This article is part of Ireland’s Changing Suburbs, an Irish Times series exploring our fast-growing new towns, changing older neighbourhoods, and shrinking rural landscapes.
In James Joyce’s early short story A Painful Case, the rather haughty Mr Duffy chooses to reside in Chapelizod because “he wished to live as far as possible from the city of which he was a citizen and because he found all the other suburbs of Dublin mean, modern and pretentious.” Joyce captures in a single sentence two of the profound ambiguities of suburban life.
One is that the sense of distance from the urban centre is not fixed but ever-changing: Chapelizod, 6km from O’Connell Bridge, would now be considered, not far away from, but conveniently close to, “the city”. The other is that every suburb except one’s own is always mean, modern and pretentious. Where I live is a buoyant community – where you live is a soulless wasteland.

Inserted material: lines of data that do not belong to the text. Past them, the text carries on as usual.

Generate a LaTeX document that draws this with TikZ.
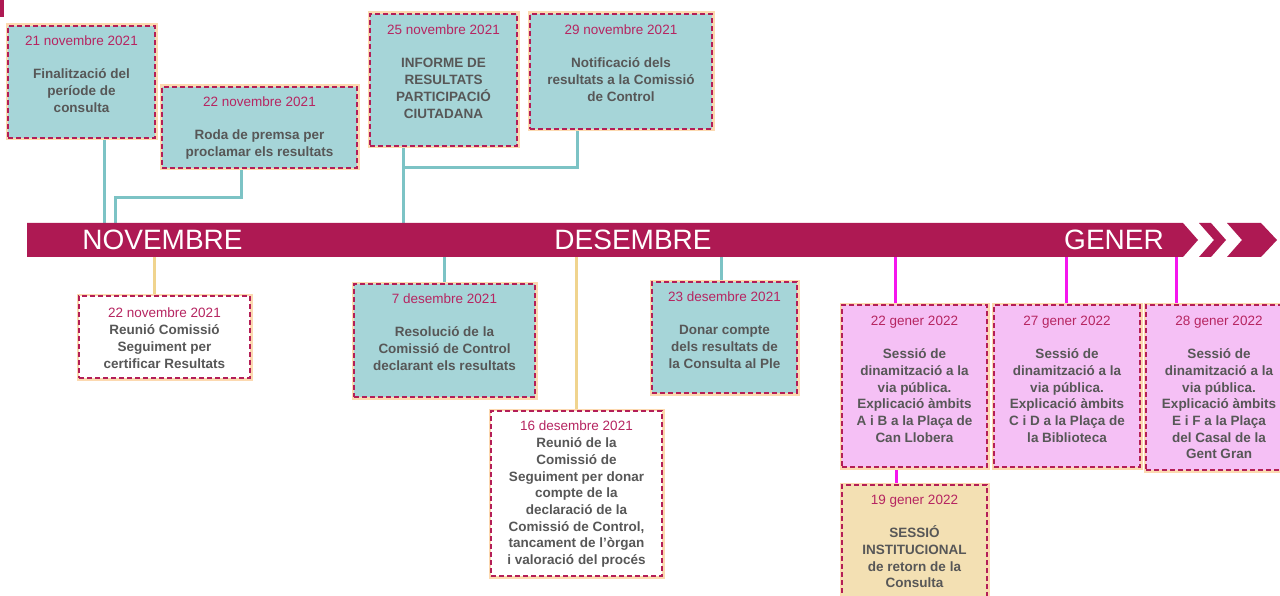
\documentclass[tikz,border=0pt]{standalone}
\usepackage{fontspec}
\setmainfont{Liberation Sans}
\pgfdeclarelayer{background}
\pgfsetlayers{background,main}
\definecolor{bandcol}{HTML}{AE1953}
\definecolor{tealfill}{HTML}{A6D5D8}
\definecolor{pinkfill}{HTML}{F5C0F5}
\definecolor{beigefill}{HTML}{F3E0B3}
\definecolor{bordercol}{HTML}{B41E57}
\definecolor{glowcol}{HTML}{FCD9B0}
\definecolor{tealline}{HTML}{7CC3C5}
\definecolor{yellowline}{HTML}{F0D48E}
\definecolor{magline}{HTML}{F516EE}
\definecolor{datecol}{HTML}{B62561}
\definecolor{bodycol}{HTML}{575757}
\newcommand\datel[1]{{\mdseries\color{datecol}#1}}
\tikzset{
  box/.style={rectangle, inner sep=0pt, draw=bordercol, dash pattern=on 5pt off 3pt,
    line width=1.6pt, preaction={draw=glowcol, solid, line width=5pt}},
  tealbox/.style={box, fill=tealfill},
  whitebox/.style={box, fill=white},
  pinkbox/.style={box, fill=pinkfill},
  beigebox/.style={box, fill=beigefill},
  txt/.style={anchor=north, align=center, inner sep=0pt, text=bodycol,
    font=\fontsize{13.5}{16.7}\selectfont\bfseries},
  month/.style={anchor=base, text=white, inner sep=0pt, font=\fontsize{28}{30}\selectfont},
  tl/.style={draw=tealline, line width=3pt},
  yl/.style={draw=yellowline, line width=3pt},
  ml/.style={draw=magline, line width=3pt},
  bandshape/.style={fill=bandcol, draw=none},
}
\begin{document}
\begin{tikzpicture}[x=1pt, y=-1pt]
\useasboundingbox (0,0) rectangle (1280,596);
\clip (0,0) rectangle (1280,596);
% top-left mark
\fill[bandcol] (0,0) rectangle (4,17);
% band
\fill[bandshape] (27,223) -- (1183,223) -- (1198,240) -- (1183,257) -- (27,257) -- cycle;
\fill[bandshape] (1199,223) -- (1211,223) -- (1226,240) -- (1211,257) -- (1199,257) -- (1214,240) -- cycle;
\fill[bandshape] (1227,223) -- (1261,223) -- (1277,240) -- (1261,257) -- (1227,257) -- (1242,240) -- cycle;
\coordinate (bt) at (0,223);
\coordinate (bb) at (0,257);
\node[month] (nov) at (162.5,250) {NOVEMBRE};
\node[month] (des) at (633,250) {DESEMBRE};
\node[month] (gen) at (1114,250) {GENER};

% boxes
\node[tealbox, minimum width=147pt, minimum height=112pt] (A) at (81.5,82) {};
\node[tealbox, minimum width=195pt, minimum height=81pt] (B) at (259.5,127.5) {};
\node[tealbox, minimum width=147pt, minimum height=132pt] (C) at (443.5,80) {};
\node[tealbox, minimum width=182pt, minimum height=115pt] (D) at (621,71.5) {};
\node[whitebox, minimum width=171pt, minimum height=82pt] (E) at (164.5,337) {};
\node[tealbox, minimum width=181pt, minimum height=113pt] (F) at (444.5,340.5) {};
\node[whitebox, minimum width=171pt, minimum height=165pt] (G) at (576.5,493.5) {};
\node[tealbox, minimum width=145pt, minimum height=111pt] (H) at (724.5,337.5) {};
\node[pinkbox, minimum width=145pt, minimum height=162pt] (I) at (914.5,386) {};
\node[pinkbox, minimum width=146pt, minimum height=162pt] (J) at (1067,386) {};
\node[pinkbox, minimum width=146pt, minimum height=165pt] (K) at (1219,387.5) {};
\node[beigebox, minimum width=145pt, minimum height=135pt] (L) at (914.5,552.5) {};

% texts
\node[txt] (At) at (81.5,36) {\datel{21 novembre 2021}\\[16.3pt]Finalització del\\període de\\consulta};
\node[txt] (Bt) at (259.5,97) {\datel{22 novembre 2021}\\[16.3pt]Roda de premsa per\\proclamar els resultats};
\node[txt] (Ct) at (443.5,25) {\datel{25 novembre 2021}\\[16.3pt]INFORME DE\\RESULTATS\\PARTICIPACIÓ\\CIUTADANA};
\node[txt] (Dt) at (621,25) {\datel{29 novembre 2021}\\[16.3pt]Notificació dels\\resultats a la Comissió\\de Control};
\node[txt] (Et) at (164.5,308) {\datel{22 novembre 2021}\\Reunió Comissió\\Seguiment per\\certificar Resultats};
\node[txt] (Ft) at (444.5,294) {\datel{7 desembre 2021}\\[16.3pt]Resolució de la\\Comissió de Control\\declarant els resultats};
\node[txt] (Gt) at (576.5,421) {\datel{16 desembre 2021}\\Reunió de la\\Comissió de\\Seguiment per donar\\compte de la\\declaració de la\\Comissió de Control,\\tancament de l’òrgan\\i valoració del procés};
\node[txt] (Ht) at (724.5,292) {\datel{23 desembre 2021}\\[16.3pt]Donar compte\\dels resultats de\\la Consulta al Ple};
\node[txt] (It) at (914.5,316) {\datel{22 gener 2022}\\[16.3pt]Sessió de\\dinamització a la\\via pública.\\Explicació àmbits\\A i B a la Plaça de\\Can Llobera};
\node[txt] (Jt) at (1067,316) {\datel{27 gener 2022}\\[16.3pt]Sessió de\\dinamització a la\\via pública.\\Explicació àmbits\\C i D a la Plaça de\\la Biblioteca};
\node[txt] (Kt) at (1219,316) {\datel{28 gener 2022}\\[16.3pt]Sessió de\\dinamització a la\\via pública.\\Explicació àmbits\\E i F a la Plaça\\del Casal de la\\Gent Gran};
\node[txt] (Lt) at (914.5,495) {\datel{19 gener 2022}\\[16.3pt]SESSIÓ\\INSTITUCIONAL\\de retorn de la\\Consulta};

% connector anchor points
\coordinate (a1) at ([xshift=22.5pt]A.south);
\coordinate (b1) at ([xshift=-18.5pt]B.south);
\coordinate (bj) at (115,198);
\coordinate (c1) at ([xshift=-40.5pt]C.south);
\coordinate (d1) at ([xshift=-44pt]D.south);
\coordinate (e1) at ([xshift=-10.5pt]E.north);
\coordinate (f1) at (F.north);
\coordinate (g1) at (G.north);
\coordinate (h1) at ([xshift=-3.5pt]H.north);
\coordinate (i1) at ([xshift=-19.5pt]I.north);
\coordinate (i2) at ([xshift=-18.5pt]I.south);
\coordinate (j1) at ([xshift=-1pt]J.north);
\coordinate (k1) at ([xshift=-43pt]K.north);

\begin{pgfonlayer}{background}
\draw[tl] (a1) -- (a1 |- bt);
\draw[tl] (b1) |- (bj) -- (bj |- bt);
\draw[tl] (c1) -- (c1 |- bt);
\draw[tl] (d1) |- (c1 |- 0,168);
\draw[yl] (e1) -- (e1 |- bb);
\draw[tl] (f1) -- (f1 |- bb);
\draw[yl] (g1) -- (g1 |- bb);
\draw[tl] (h1) -- (h1 |- bb);
\draw[ml] (i1) -- (i1 |- bb);
\draw[ml] (i2) -- (i2 |- L.north);
\draw[ml] (j1) -- (j1 |- bb);
\draw[ml] (k1) -- (k1 |- bb);
\end{pgfonlayer}
\end{tikzpicture}
\end{document}
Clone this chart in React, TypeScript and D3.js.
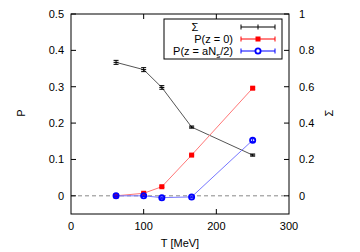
import React from "react";
import * as d3 from "d3";

const T = [62, 100, 125, 166, 250];
const sigma = [0.734, 0.694, 0.596, 0.378, 0.224];
const sigmaErr = [0.011, 0.011, 0.01, 0.006, 0.006];
const pz0 = [0.0, 0.007, 0.025, 0.112, 0.296];
const pz0Err = [0.001, 0.002, 0.002, 0.002, 0.003];
const pzN = [0.0, 0.0, -0.005, -0.003, 0.153];
const pzNErr = [0.002, 0.002, 0.002, 0.002, 0.004];
const xTicks = [0, 100, 200, 300];
const yTicks = [0, 0.1, 0.2, 0.3, 0.4, 0.5];
const y2Ticks = [0, 0.2, 0.4, 0.6, 0.8, 1];

const W = 360, H = 252;
const L = 71, R = 289, TOP = 14, B = 214;
const font = "Liberation Sans, Arial, sans-serif";

export default function App() {
  React.useEffect(() => { document.body.style.margin = "0"; }, []);
  const x = d3.scaleLinear().domain([0, 300]).range([L, R]);
  const y = d3.scaleLinear().domain([-0.05, 0.5]).range([B, TOP]);
  const y2 = d3.scaleLinear().domain([-0.1, 1]).range([B, TOP]);
  const line = d3.line<[number, number]>().x(d => d[0]).y(d => d[1]);

  const sigPts: [number, number][] = T.map((t, i) => [x(t), y2(sigma[i])]);
  const redPts: [number, number][] = T.map((t, i) => [x(t), y(pz0[i])]);
  const bluePts: [number, number][] = T.map((t, i) => [x(t), y(pzN[i])]);

  const errBar = (cx: number, ylo: number, yhi: number, color: string, key: string) => (
    <g key={key} stroke={color} strokeWidth={1}>
      <line x1={cx} x2={cx} y1={ylo} y2={yhi} />
      <line x1={cx - 2.5} x2={cx + 2.5} y1={ylo} y2={ylo} />
      <line x1={cx - 2.5} x2={cx + 2.5} y1={yhi} y2={yhi} />
    </g>
  );

  const legendRows = [
    { label: "Σ", color: "#000", y: 27, kind: "plus" },
    { label: "P(z = 0)", color: "#f00", y: 39, kind: "square" },
    { label: "P(z = aN", color: "#00f", y: 51, kind: "circle" },
  ];

  return (
    <svg width={W} height={H} style={{ display: "block", background: "#fff" }} fontFamily={font} fontSize={11}>
      {/* zero dashed line */}
      <line x1={L} x2={R} y1={y(0)} y2={y(0)} stroke="#888" strokeWidth={1} strokeDasharray="4,3" />

      {/* series lines */}
      <path d={line(sigPts) || ""} fill="none" stroke="#555" strokeWidth={1} />
      <path d={line(redPts) || ""} fill="none" stroke="#f77" strokeWidth={1} />
      <path d={line(bluePts) || ""} fill="none" stroke="#77f" strokeWidth={1} />

      {/* sigma points */}
      {T.map((t, i) => errBar(x(t), y2(sigma[i] - sigmaErr[i]), y2(sigma[i] + sigmaErr[i]), "#000", "s" + i))}
      {T.map((t, i) => (
        <line key={"sh" + i} x1={x(t) - 2.5} x2={x(t) + 2.5} y1={y2(sigma[i])} y2={y2(sigma[i])} stroke="#000" />
      ))}

      {/* red points */}
      {T.map((t, i) => errBar(x(t), y(pz0[i] - pz0Err[i]), y(pz0[i] + pz0Err[i]), "#f00", "r" + i))}
      {T.map((t, i) => (
        <rect key={"rs" + i} x={x(t) - 2.5} y={y(pz0[i]) - 2.5} width={5} height={5} fill="#f00" />
      ))}

      {/* blue points */}
      {T.map((t, i) => errBar(x(t), y(pzN[i] - pzNErr[i]), y(pzN[i] + pzNErr[i]), "#00f", "b" + i))}
      {T.map((t, i) => (
        <circle key={"bc" + i} cx={x(t)} cy={y(pzN[i])} r={2.6} fill="none" stroke="#00f" strokeWidth={1.8} />
      ))}

      {/* frame */}
      <rect x={L} y={TOP} width={R - L} height={B - TOP} fill="none" stroke="#000" strokeWidth={1} />

      {/* x ticks */}
      {xTicks.map(v => (
        <g key={"xt" + v}>
          {v > 0 && v < 300 && <line x1={x(v)} x2={x(v)} y1={B} y2={B - 5} stroke="#000" />}
          {v > 0 && v < 300 && <line x1={x(v)} x2={x(v)} y1={TOP} y2={TOP + 5} stroke="#000" />}
          <text x={x(v)} y={230} textAnchor="middle">{v}</text>
        </g>
      ))}
      {/* y ticks */}
      {yTicks.map(v => (
        <g key={"yt" + v}>
          <line x1={L} x2={L + 5} y1={y(v)} y2={y(v)} stroke="#000" />
          <text x={64} y={y(v) + 4} textAnchor="end">{v}</text>
        </g>
      ))}
      {y2Ticks.map(v => (
        <g key={"y2t" + v}>
          <line x1={R} x2={R - 5} y1={y2(v)} y2={y2(v)} stroke="#000" />
          <text x={299} y={y2(v) + 4} textAnchor="start">{v}</text>
        </g>
      ))}

      {/* axis labels */}
      <text transform="translate(25,113) rotate(-90)" textAnchor="middle">P</text>
      <text transform="translate(333,113) rotate(-90)" textAnchor="middle">Σ</text>
      <text x={180} y={247} textAnchor="middle">T [MeV]</text>

      {/* legend */}
      <rect x={164} y={19} width={118} height={40} fill="#fff" stroke="#000" strokeWidth={1} />
      {legendRows.map((r, i) => (
        <g key={"lg" + i}>
          {i === 0 ? (
            <text x={195} y={r.y + 4} textAnchor="middle">Σ</text>
          ) : i === 1 ? (
            <text x={233} y={r.y + 4} textAnchor="end">{r.label}</text>
          ) : (
            <text x={233} y={r.y + 4} textAnchor="end">
              P(z = aN<tspan fontSize={8} dy={3}>s</tspan><tspan dy={-3}>/2)</tspan>
            </text>
          )}
          <line x1={241} x2={275} y1={r.y} y2={r.y} stroke={r.color} />
          <line x1={241} x2={241} y1={r.y - 2.5} y2={r.y + 2.5} stroke={r.color} />
          <line x1={275} x2={275} y1={r.y - 2.5} y2={r.y + 2.5} stroke={r.color} />
          {r.kind === "plus" && <line x1={258} x2={258} y1={r.y - 2.5} y2={r.y + 2.5} stroke={r.color} />}
          {r.kind === "square" && <rect x={255.5} y={r.y - 2.5} width={5} height={5} fill={r.color} />}
          {r.kind === "circle" && <circle cx={258} cy={r.y} r={2.6} fill="#fff" stroke={r.color} strokeWidth={1.8} />}
        </g>
      ))}
    </svg>
  );
}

As far back as the 1940s, the brilliant music hall comedian Jimmy O’Dea satirised this attitude: “There are some quite decent suburbs, I am sure./ O Rathmines is not so bad or Terenure./O we’ve heard of spots like Inchicore,/ But really don’t know where they are;/For, thank heavens, we are living in Rathgar.”
The conceptual problem of suburbs is that they have always been defined by what they are not. They are not part of the urban core of a historic city. And they are not out in “the country”.
In our own culture, the classic locations for representations of Irish life have been what we might call in shorthand the Synge/O’Casey duopoly: remote West of Ireland villages or the teeming tenements of a crumbling Georgian Dublin.
The only cities that really matter to John Synge’s people are those of North America.